▸ Problem details
Don't copy the pictures; return every other part of the records exactly.

--- Start ---

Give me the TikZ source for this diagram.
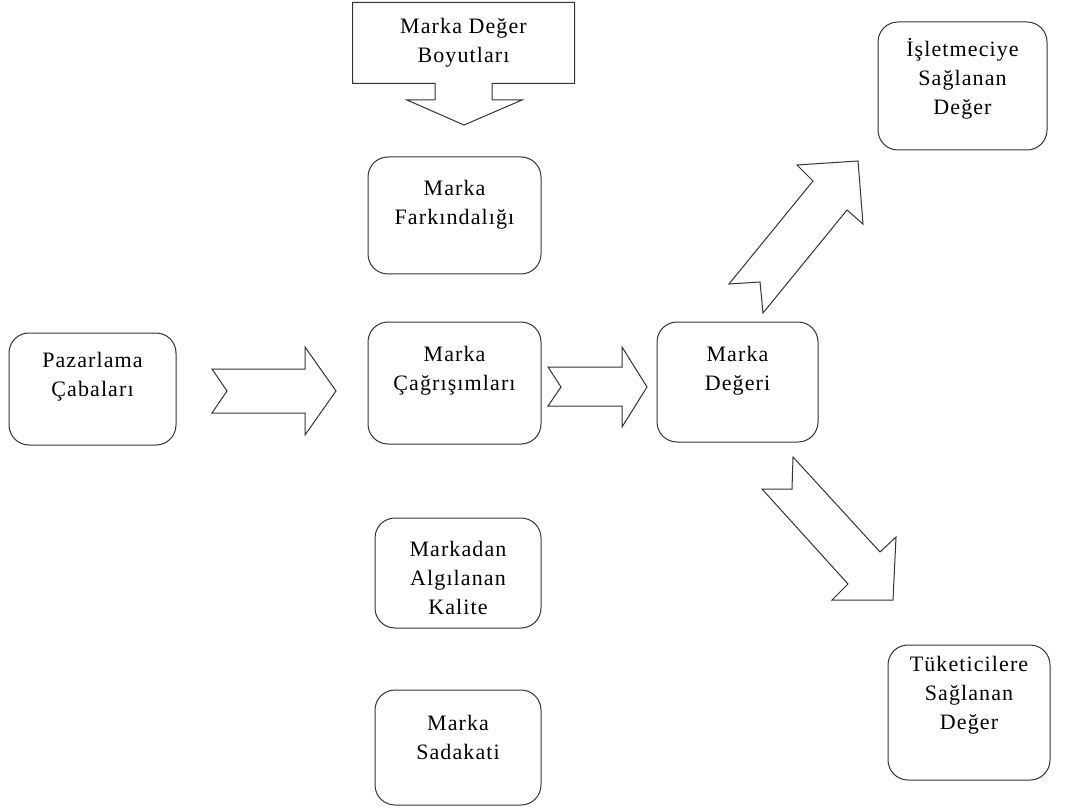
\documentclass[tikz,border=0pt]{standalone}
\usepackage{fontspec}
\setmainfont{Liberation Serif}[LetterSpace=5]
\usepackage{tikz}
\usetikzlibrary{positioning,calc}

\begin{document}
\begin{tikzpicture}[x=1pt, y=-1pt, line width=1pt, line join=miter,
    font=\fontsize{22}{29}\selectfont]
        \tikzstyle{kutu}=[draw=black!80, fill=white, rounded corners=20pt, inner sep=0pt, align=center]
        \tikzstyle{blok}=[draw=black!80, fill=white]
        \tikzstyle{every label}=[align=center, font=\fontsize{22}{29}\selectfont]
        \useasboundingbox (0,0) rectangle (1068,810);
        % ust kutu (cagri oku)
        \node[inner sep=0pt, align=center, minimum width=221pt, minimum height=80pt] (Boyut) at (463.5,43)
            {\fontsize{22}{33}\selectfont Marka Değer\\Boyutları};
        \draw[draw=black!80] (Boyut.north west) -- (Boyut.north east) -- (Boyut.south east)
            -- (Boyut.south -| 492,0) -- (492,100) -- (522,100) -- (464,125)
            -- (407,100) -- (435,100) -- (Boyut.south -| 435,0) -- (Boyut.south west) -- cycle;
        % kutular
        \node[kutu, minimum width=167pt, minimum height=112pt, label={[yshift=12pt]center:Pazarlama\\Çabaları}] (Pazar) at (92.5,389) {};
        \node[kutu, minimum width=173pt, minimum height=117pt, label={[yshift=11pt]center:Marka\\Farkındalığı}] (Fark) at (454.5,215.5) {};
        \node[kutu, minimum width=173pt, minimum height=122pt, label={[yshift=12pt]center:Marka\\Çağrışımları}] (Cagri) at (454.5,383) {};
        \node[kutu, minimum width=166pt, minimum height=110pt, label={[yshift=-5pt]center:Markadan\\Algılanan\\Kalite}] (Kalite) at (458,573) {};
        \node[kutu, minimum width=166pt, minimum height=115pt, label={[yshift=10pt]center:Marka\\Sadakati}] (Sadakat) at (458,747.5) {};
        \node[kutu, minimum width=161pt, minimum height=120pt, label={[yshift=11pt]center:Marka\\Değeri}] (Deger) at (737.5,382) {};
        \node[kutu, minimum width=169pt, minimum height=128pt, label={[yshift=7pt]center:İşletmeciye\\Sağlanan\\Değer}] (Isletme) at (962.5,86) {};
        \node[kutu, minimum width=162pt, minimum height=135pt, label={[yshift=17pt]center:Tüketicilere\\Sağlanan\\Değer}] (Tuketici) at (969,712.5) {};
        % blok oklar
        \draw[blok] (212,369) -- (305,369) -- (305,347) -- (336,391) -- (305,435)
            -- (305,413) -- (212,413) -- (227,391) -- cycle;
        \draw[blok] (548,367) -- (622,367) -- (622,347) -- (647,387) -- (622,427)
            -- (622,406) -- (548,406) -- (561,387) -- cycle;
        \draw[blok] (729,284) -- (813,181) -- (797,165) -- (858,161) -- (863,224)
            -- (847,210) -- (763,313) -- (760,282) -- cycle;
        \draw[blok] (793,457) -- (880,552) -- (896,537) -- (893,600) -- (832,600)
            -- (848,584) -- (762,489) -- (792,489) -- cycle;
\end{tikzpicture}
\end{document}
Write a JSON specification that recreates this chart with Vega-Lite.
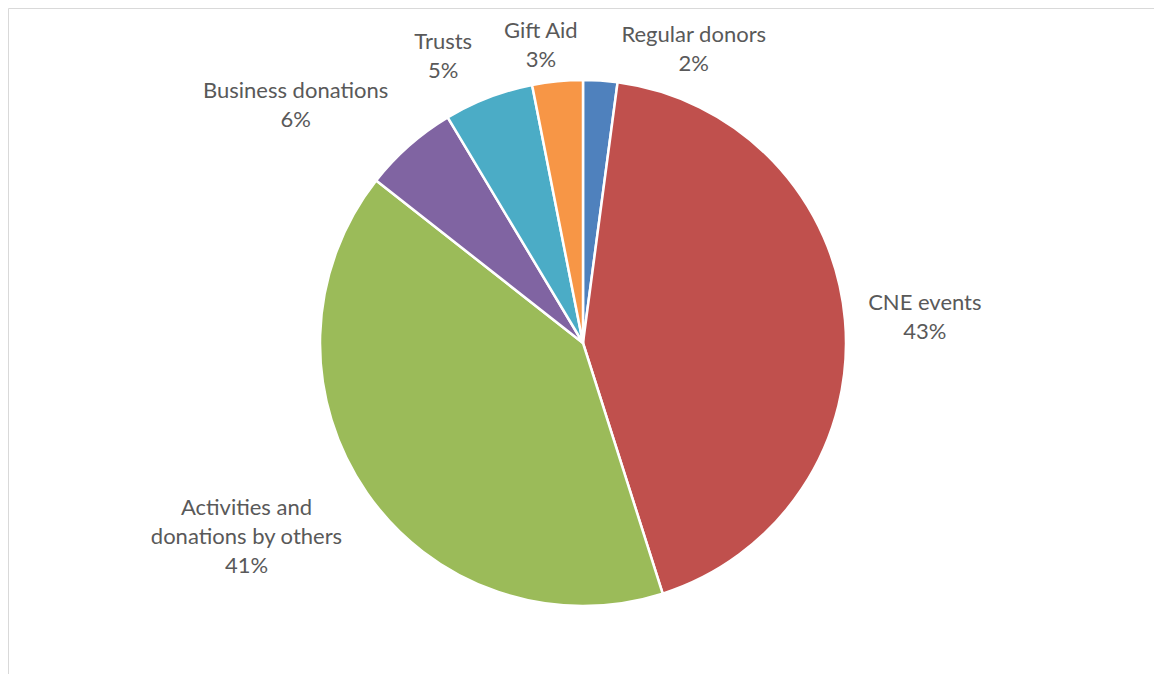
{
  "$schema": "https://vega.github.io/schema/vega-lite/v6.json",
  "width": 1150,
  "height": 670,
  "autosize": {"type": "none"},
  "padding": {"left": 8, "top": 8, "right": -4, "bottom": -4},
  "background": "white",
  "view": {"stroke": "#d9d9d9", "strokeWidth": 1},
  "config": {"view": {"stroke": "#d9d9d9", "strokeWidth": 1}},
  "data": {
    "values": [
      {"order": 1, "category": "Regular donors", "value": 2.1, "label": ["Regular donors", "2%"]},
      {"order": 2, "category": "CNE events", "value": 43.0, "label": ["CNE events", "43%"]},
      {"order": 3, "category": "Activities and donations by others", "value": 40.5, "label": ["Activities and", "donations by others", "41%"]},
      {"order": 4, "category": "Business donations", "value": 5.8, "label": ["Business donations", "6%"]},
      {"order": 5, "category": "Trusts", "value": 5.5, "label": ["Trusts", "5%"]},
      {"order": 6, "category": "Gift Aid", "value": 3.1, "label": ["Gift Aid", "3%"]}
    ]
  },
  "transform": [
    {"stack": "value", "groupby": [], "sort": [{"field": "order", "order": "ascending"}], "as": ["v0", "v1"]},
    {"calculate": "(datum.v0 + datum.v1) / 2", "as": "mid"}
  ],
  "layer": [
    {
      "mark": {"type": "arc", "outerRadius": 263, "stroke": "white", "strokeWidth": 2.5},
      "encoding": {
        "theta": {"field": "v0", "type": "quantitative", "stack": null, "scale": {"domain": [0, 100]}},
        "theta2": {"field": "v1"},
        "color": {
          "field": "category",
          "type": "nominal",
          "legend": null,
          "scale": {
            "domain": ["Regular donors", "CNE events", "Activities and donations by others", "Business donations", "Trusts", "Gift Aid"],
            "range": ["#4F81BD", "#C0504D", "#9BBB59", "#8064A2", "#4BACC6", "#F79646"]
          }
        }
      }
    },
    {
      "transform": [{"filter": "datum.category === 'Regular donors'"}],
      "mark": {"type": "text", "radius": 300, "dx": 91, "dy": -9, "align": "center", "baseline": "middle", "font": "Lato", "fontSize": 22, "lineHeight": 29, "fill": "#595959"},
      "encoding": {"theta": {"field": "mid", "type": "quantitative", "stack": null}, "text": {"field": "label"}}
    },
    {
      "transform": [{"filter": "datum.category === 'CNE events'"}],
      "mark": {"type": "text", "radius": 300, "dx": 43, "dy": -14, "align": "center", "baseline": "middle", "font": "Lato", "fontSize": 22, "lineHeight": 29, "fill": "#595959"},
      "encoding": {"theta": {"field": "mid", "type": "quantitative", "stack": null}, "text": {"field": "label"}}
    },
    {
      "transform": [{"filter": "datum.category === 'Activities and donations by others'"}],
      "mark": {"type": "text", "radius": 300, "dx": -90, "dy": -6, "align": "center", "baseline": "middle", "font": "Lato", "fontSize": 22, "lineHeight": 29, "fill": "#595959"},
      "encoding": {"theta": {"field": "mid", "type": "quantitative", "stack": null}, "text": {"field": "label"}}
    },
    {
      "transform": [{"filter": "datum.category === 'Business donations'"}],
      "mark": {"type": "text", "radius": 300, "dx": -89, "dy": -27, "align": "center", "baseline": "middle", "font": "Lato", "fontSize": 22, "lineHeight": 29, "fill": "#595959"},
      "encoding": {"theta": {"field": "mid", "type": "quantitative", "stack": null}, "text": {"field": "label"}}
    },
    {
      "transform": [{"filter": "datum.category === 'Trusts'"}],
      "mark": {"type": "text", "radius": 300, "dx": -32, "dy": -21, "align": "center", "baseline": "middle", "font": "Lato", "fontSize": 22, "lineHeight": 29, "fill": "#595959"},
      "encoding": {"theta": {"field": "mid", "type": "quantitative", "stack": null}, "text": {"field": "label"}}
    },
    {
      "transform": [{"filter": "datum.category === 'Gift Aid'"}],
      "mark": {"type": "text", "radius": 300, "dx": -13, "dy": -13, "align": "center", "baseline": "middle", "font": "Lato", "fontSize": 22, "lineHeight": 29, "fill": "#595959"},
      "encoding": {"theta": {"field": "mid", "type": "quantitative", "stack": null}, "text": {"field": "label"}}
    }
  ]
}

--- End ---

▸ Result for this exercise
Give me the TikZ source for this diagram.
\documentclass[tikz,border=0pt]{standalone}
\usepackage{fontspec}
\setmainfont{Liberation Serif}[LetterSpace=5]
\usepackage{tikz}
\usetikzlibrary{positioning,calc}

\begin{document}
\begin{tikzpicture}[x=1pt, y=-1pt, line width=1pt, line join=miter,
    font=\fontsize{22}{29}\selectfont]
        \tikzstyle{kutu}=[draw=black!80, fill=white, rounded corners=20pt, inner sep=0pt, align=center]
        \tikzstyle{blok}=[draw=black!80, fill=white]
        \tikzstyle{every label}=[align=center, font=\fontsize{22}{29}\selectfont]
        \useasboundingbox (0,0) rectangle (1068,810);
        % ust kutu (cagri oku)
        \node[inner sep=0pt, align=center, minimum width=221pt, minimum height=80pt] (Boyut) at (463.5,43)
            {\fontsize{22}{33}\selectfont Marka Değer\\Boyutları};
        \draw[draw=black!80] (Boyut.north west) -- (Boyut.north east) -- (Boyut.south east)
            -- (Boyut.south -| 492,0) -- (492,100) -- (522,100) -- (464,125)
            -- (407,100) -- (435,100) -- (Boyut.south -| 435,0) -- (Boyut.south west) -- cycle;
        % kutular
        \node[kutu, minimum width=167pt, minimum height=112pt, label={[yshift=12pt]center:Pazarlama\\Çabaları}] (Pazar) at (92.5,389) {};
        \node[kutu, minimum width=173pt, minimum height=117pt, label={[yshift=11pt]center:Marka\\Farkındalığı}] (Fark) at (454.5,215.5) {};
        \node[kutu, minimum width=173pt, minimum height=122pt, label={[yshift=12pt]center:Marka\\Çağrışımları}] (Cagri) at (454.5,383) {};
        \node[kutu, minimum width=166pt, minimum height=110pt, label={[yshift=-5pt]center:Markadan\\Algılanan\\Kalite}] (Kalite) at (458,573) {};
        \node[kutu, minimum width=166pt, minimum height=115pt, label={[yshift=10pt]center:Marka\\Sadakati}] (Sadakat) at (458,747.5) {};
        \node[kutu, minimum width=161pt, minimum height=120pt, label={[yshift=11pt]center:Marka\\Değeri}] (Deger) at (737.5,382) {};
        \node[kutu, minimum width=169pt, minimum height=128pt, label={[yshift=7pt]center:İşletmeciye\\Sağlanan\\Değer}] (Isletme) at (962.5,86) {};
        \node[kutu, minimum width=162pt, minimum height=135pt, label={[yshift=17pt]center:Tüketicilere\\Sağlanan\\Değer}] (Tuketici) at (969,712.5) {};
        % blok oklar
        \draw[blok] (212,369) -- (305,369) -- (305,347) -- (336,391) -- (305,435)
            -- (305,413) -- (212,413) -- (227,391) -- cycle;
        \draw[blok] (548,367) -- (622,367) -- (622,347) -- (647,387) -- (622,427)
            -- (622,406) -- (548,406) -- (561,387) -- cycle;
        \draw[blok] (729,284) -- (813,181) -- (797,165) -- (858,161) -- (863,224)
            -- (847,210) -- (763,313) -- (760,282) -- cycle;
        \draw[blok] (793,457) -- (880,552) -- (896,537) -- (893,600) -- (832,600)
            -- (848,584) -- (762,489) -- (792,489) -- cycle;
\end{tikzpicture}
\end{document}
Write a JSON specification that recreates this chart with Vega-Lite.
{
  "$schema": "https://vega.github.io/schema/vega-lite/v6.json",
  "width": 1150,
  "height": 670,
  "autosize": {"type": "none"},
  "padding": {"left": 8, "top": 8, "right": -4, "bottom": -4},
  "background": "white",
  "view": {"stroke": "#d9d9d9", "strokeWidth": 1},
  "config": {"view": {"stroke": "#d9d9d9", "strokeWidth": 1}},
  "data": {
    "values": [
      {"order": 1, "category": "Regular donors", "value": 2.1, "label": ["Regular donors", "2%"]},
      {"order": 2, "category": "CNE events", "value": 43.0, "label": ["CNE events", "43%"]},
      {"order": 3, "category": "Activities and donations by others", "value": 40.5, "label": ["Activities and", "donations by others", "41%"]},
      {"order": 4, "category": "Business donations", "value": 5.8, "label": ["Business donations", "6%"]},
      {"order": 5, "category": "Trusts", "value": 5.5, "label": ["Trusts", "5%"]},
      {"order": 6, "category": "Gift Aid", "value": 3.1, "label": ["Gift Aid", "3%"]}
    ]
  },
  "transform": [
    {"stack": "value", "groupby": [], "sort": [{"field": "order", "order": "ascending"}], "as": ["v0", "v1"]},
    {"calculate": "(datum.v0 + datum.v1) / 2", "as": "mid"}
  ],
  "layer": [
    {
      "mark": {"type": "arc", "outerRadius": 263, "stroke": "white", "strokeWidth": 2.5},
      "encoding": {
        "theta": {"field": "v0", "type": "quantitative", "stack": null, "scale": {"domain": [0, 100]}},
        "theta2": {"field": "v1"},
        "color": {
          "field": "category",
          "type": "nominal",
          "legend": null,
          "scale": {
            "domain": ["Regular donors", "CNE events", "Activities and donations by others", "Business donations", "Trusts", "Gift Aid"],
            "range": ["#4F81BD", "#C0504D", "#9BBB59", "#8064A2", "#4BACC6", "#F79646"]
          }
        }
      }
    },
    {
      "transform": [{"filter": "datum.category === 'Regular donors'"}],
      "mark": {"type": "text", "radius": 300, "dx": 91, "dy": -9, "align": "center", "baseline": "middle", "font": "Lato", "fontSize": 22, "lineHeight": 29, "fill": "#595959"},
      "encoding": {"theta": {"field": "mid", "type": "quantitative", "stack": null}, "text": {"field": "label"}}
    },
    {
      "transform": [{"filter": "datum.category === 'CNE events'"}],
      "mark": {"type": "text", "radius": 300, "dx": 43, "dy": -14, "align": "center", "baseline": "middle", "font": "Lato", "fontSize": 22, "lineHeight": 29, "fill": "#595959"},
      "encoding": {"theta": {"field": "mid", "type": "quantitative", "stack": null}, "text": {"field": "label"}}
    },
    {
      "transform": [{"filter": "datum.category === 'Activities and donations by others'"}],
      "mark": {"type": "text", "radius": 300, "dx": -90, "dy": -6, "align": "center", "baseline": "middle", "font": "Lato", "fontSize": 22, "lineHeight": 29, "fill": "#595959"},
      "encoding": {"theta": {"field": "mid", "type": "quantitative", "stack": null}, "text": {"field": "label"}}
    },
    {
      "transform": [{"filter": "datum.category === 'Business donations'"}],
      "mark": {"type": "text", "radius": 300, "dx": -89, "dy": -27, "align": "center", "baseline": "middle", "font": "Lato", "fontSize": 22, "lineHeight": 29, "fill": "#595959"},
      "encoding": {"theta": {"field": "mid", "type": "quantitative", "stack": null}, "text": {"field": "label"}}
    },
    {
      "transform": [{"filter": "datum.category === 'Trusts'"}],
      "mark": {"type": "text", "radius": 300, "dx": -32, "dy": -21, "align": "center", "baseline": "middle", "font": "Lato", "fontSize": 22, "lineHeight": 29, "fill": "#595959"},
      "encoding": {"theta": {"field": "mid", "type": "quantitative", "stack": null}, "text": {"field": "label"}}
    },
    {
      "transform": [{"filter": "datum.category === 'Gift Aid'"}],
      "mark": {"type": "text", "radius": 300, "dx": -13, "dy": -13, "align": "center", "baseline": "middle", "font": "Lato", "fontSize": 22, "lineHeight": 29, "fill": "#595959"},
      "encoding": {"theta": {"field": "mid", "type": "quantitative", "stack": null}, "text": {"field": "label"}}
    }
  ]
}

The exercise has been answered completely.